KIMB

Kimball, Nebraska; United States;
- Frequency: 1260 kHz

Programming
- Format: Defunct

Ownership
- Owner: Victor A. Michael, Jr.; (Laramie Mountain Broadcasting, L.L.C.);

History
- First air date: 1959
- Last air date: March 21, 2014
- Call sign meaning: KIMBall

Technical information
- Facility ID: 15818
- Class: D
- Power: 1,000 watts day 112 watts night
- Transmitter coordinates: 41°15′42″N 103°40′6″W﻿ / ﻿41.26167°N 103.66833°W

= KIMB (AM) =

KIMB (1260 AM) was a radio station licensed to Kimball, Nebraska, United States. The station was last owned by Victor A. Michael, Jr., through licensee Laramie Mountain Broadcasting, L.L.C.

==History==
KIMB was first licensed by the Federal Communications Commission (FCC) on June 9, 1959.

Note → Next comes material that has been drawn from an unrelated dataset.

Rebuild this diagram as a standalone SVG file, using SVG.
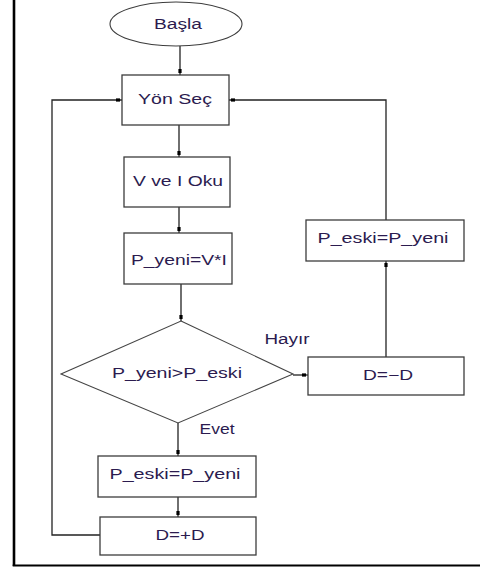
<svg xmlns="http://www.w3.org/2000/svg" width="480" height="569" viewBox="0 0 480 569">
<style>
.box{fill:#fff;stroke:#3c3c3c;stroke-width:1.3}
.ln{fill:none;stroke:#222;stroke-width:1.3;marker-end:url(#dot)}
.ln2{fill:none;stroke:#222;stroke-width:1.3}
text{font-family:"Liberation Sans",Arial,sans-serif;font-size:14px;fill:#2b1b4f;text-anchor:middle}
</style>
<defs>
<marker id="dot" markerUnits="userSpaceOnUse" markerWidth="10" markerHeight="10" viewBox="-8 -4 10 8" refX="0" refY="0" orient="auto">
<rect x="-6" y="-1.6" width="4" height="3.2" fill="#000"/>
</marker>
</defs>
<rect width="480" height="569" fill="#fff"/>
<g id="frame">
<line x1="14" y1="0" x2="14" y2="566" stroke="#000" stroke-width="2.6"/>
<line x1="12.7" y1="565.5" x2="480" y2="565.5" stroke="#000" stroke-width="2.2"/>
</g>
<g id="connectors">
<line class="ln" x1="180" y1="46" x2="180" y2="75"/>
<line class="ln" x1="179" y1="125" x2="179" y2="157"/>
<line class="ln" x1="179" y1="207" x2="179" y2="233"/>
<line class="ln" x1="181" y1="284" x2="181" y2="321"/>
<line class="ln" x1="178" y1="423" x2="178" y2="456"/>
<line class="ln" x1="178" y1="497" x2="178" y2="517"/>
<line class="ln" x1="293" y1="375" x2="308" y2="375"/>
<line class="ln" x1="386" y1="357" x2="386" y2="261"/>
<polyline class="ln" points="386,220 386,100 229,100"/>
<polyline class="ln" points="100,535 52,535 52,100 122,100"/>
</g>
<g id="start">
<ellipse cx="176" cy="24" rx="66" ry="22" fill="#fff" stroke="#3c3c3c" stroke-width="1.1"/>
<text x="178" y="29" textLength="48" lengthAdjust="spacingAndGlyphs">Başla</text>
</g>
<g id="yon-sec">
<rect class="box" x="122" y="75" width="107" height="50"/>
<text x="175" y="104" textLength="74" lengthAdjust="spacingAndGlyphs">Yön Seç</text>
</g>
<g id="oku">
<rect class="box" x="124" y="157" width="106" height="50"/>
<text x="178" y="186" textLength="90" lengthAdjust="spacingAndGlyphs">V ve I Oku</text>
</g>
<g id="p-yeni">
<rect class="box" x="124" y="233" width="108" height="51"/>
<text x="179" y="265" textLength="96" lengthAdjust="spacingAndGlyphs">P_yeni=V*I</text>
</g>
<g id="decision">
<polygon points="181,321 293,374 178,423 61,374" fill="#fff" stroke="#444" stroke-width="1.1"/>
<text x="177" y="378" textLength="130" lengthAdjust="spacingAndGlyphs">P_yeni&gt;P_eski</text>
</g>
<g id="label-hayir"><text x="287" y="344" textLength="45" lengthAdjust="spacingAndGlyphs">Hayır</text></g>
<g id="label-evet"><text x="217" y="434" textLength="35" lengthAdjust="spacingAndGlyphs">Evet</text></g>
<g id="d-minus">
<rect class="box" x="308" y="357" width="156" height="38"/>
<text x="388" y="380" textLength="50" lengthAdjust="spacingAndGlyphs">D=−D</text>
</g>
<g id="p-eski-right">
<rect class="box" x="306" y="220" width="158" height="41"/>
<text x="383" y="243" textLength="131" lengthAdjust="spacingAndGlyphs">P_eski=P_yeni</text>
</g>
<g id="p-eski-bottom">
<rect class="box" x="98" y="456" width="158" height="41"/>
<text x="175" y="479" textLength="131" lengthAdjust="spacingAndGlyphs">P_eski=P_yeni</text>
</g>
<g id="d-plus">
<rect class="box" x="100" y="517" width="156" height="38"/>
<text x="180" y="540" textLength="49" lengthAdjust="spacingAndGlyphs">D=+D</text>
</g>
</svg>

The FCC granted a license to cover assignment to KIMB Inc. on May 10, 1977. The license was later assigned to David S. Young, who in turn assigned it to G & L Investments, LLC on January 7, 2002, for $65,000. G & L assigned the license on a pro forma basis to Steckline Communications, L.L.C. on December 31, 2003, in exchange for a parcel of land. Steckline assigned the license to Legacy Communications, LLC on May 17, 2004, for $4.75 million — also included in the transaction were the licenses for KMMJ, KRGI, KRGI-FM, and KRGY. Legacy assigned the licenses for KIMB and KBFZ to Kimball Radio, LLC on April 4, 2007. On July 18, 2008, Kimball assigned the license to Sterling Radio, LLC for $50,000. Sterling assigned the license to Main Street Communications, LLC, on March 19, 2009. Main Street assigned the license to Victor A. Michael, Jr.'s Laramie Mountain Broadcasting, L.L.C. on September 13, 2012, in exchange for forgiveness of a $100,000 debt owed by Main Street.

On March 24, 2015, KIMB's license was deleted by the FCC at the request of Laramie Mountain Broadcasting. In the request (which had been made on March 23), the station said it ceased operations on March 21, 2014, due to technical problems, and had not resumed broadcasting within a year.